Electronic Producers Hit Creative Wall - The 4-Bar Loop Trap
Electronic Producers Hit Creative Wall - The 4-Bar Loop Trap
Stuck in 4-Bar Hell
Electronic producers are hitting a collective 4-bar loop syndrome lately. The over-reliance on DAW piano rolls instead of developing melodic ideas through performance is creating serious creative blocks.
Tried addressing this myself recently. Instead of immediately opening FL Studio or Ableton and diving into grid-based work, started recording melodic ideas first. Used FL Studio's Edison to capture 30+ second hums and keyboard noodling before building anything in the DAW.
The difference was immediate. Having an actual melodic foundation made arrangement development way more natural instead of just looping the same 4 bars endlessly.
Technical Growth vs Creative Joy Paradox
More concerning is the widespread creative burnout despite technical improvement. Producers are getting better at mixing and sound design but losing emotional connection to the work.
Tried a 15-minute timer challenge using only stock plugins I'd never touched. Also sampled non-musical sounds from around the room. Both approaches broke the routine-based workflow that was draining the fun out of production.
This burnout pattern seems particularly harsh in electronic music. The low barrier to entry means we learn DAW functions without developing musical thinking, unlike traditional instrumental musicians who build creativity through the learning process itself.
Premium Gear as Psychological Catalyst
Interesting discussion around professional tool investments creating psychological elevation rather than just technical upgrades. Hardware like Apollo Twin interfaces or Ableton Push 3 seem to boost creative confidence and workflow discipline more than raw audio quality.
Makes sense from experience. Having better gear definitely makes you approach sessions more seriously, which translates to better results. The key insight is upgrading one core tool you use daily rather than random gear acquisition.
Stem Requests and Hybrid Workflows
Artists requesting stems after mixing sessions is becoming more common. Rising studio costs plus improved home production capabilities are driving hybrid workflows where professional sessions get combined with self-finishing.
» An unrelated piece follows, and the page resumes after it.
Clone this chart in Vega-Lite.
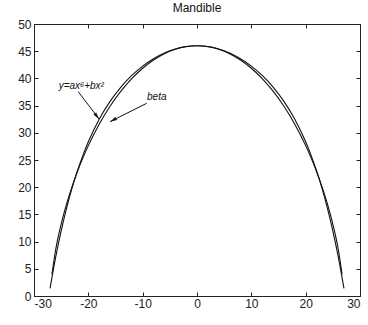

Smart approach is negotiating stem delivery upfront. Specify format (WAV/AIFF), sample rate (48kHz recommended), and include pre-fader sends for effects chains. This isn't rude - it's efficient workflow planning.
Project Completion Crisis
The most serious issue is systematic project abandonment. Electronic producers switching to guitar when digital workflows stall reveals fundamental friction in DAW-based composition.
Tried the 2-hour timer method - set a countdown and commit to bouncing whatever exists as a demo when it goes off. No matter how unfinished it feels, having an actual result breaks the perfectionism trap that kills momentum.
The pattern shows how technical complexity in electronic production can interrupt creative flow. This threatens the pipeline of new electronic releases if producers can't translate bedroom sketches into finished tracks.
Key takeaway: Electronic producers are getting trapped by their tools' complexity rather than empowered by them. Over the next 3-6 months, expect demand for more streamlined production tools and sketch-to-song features in DAWs.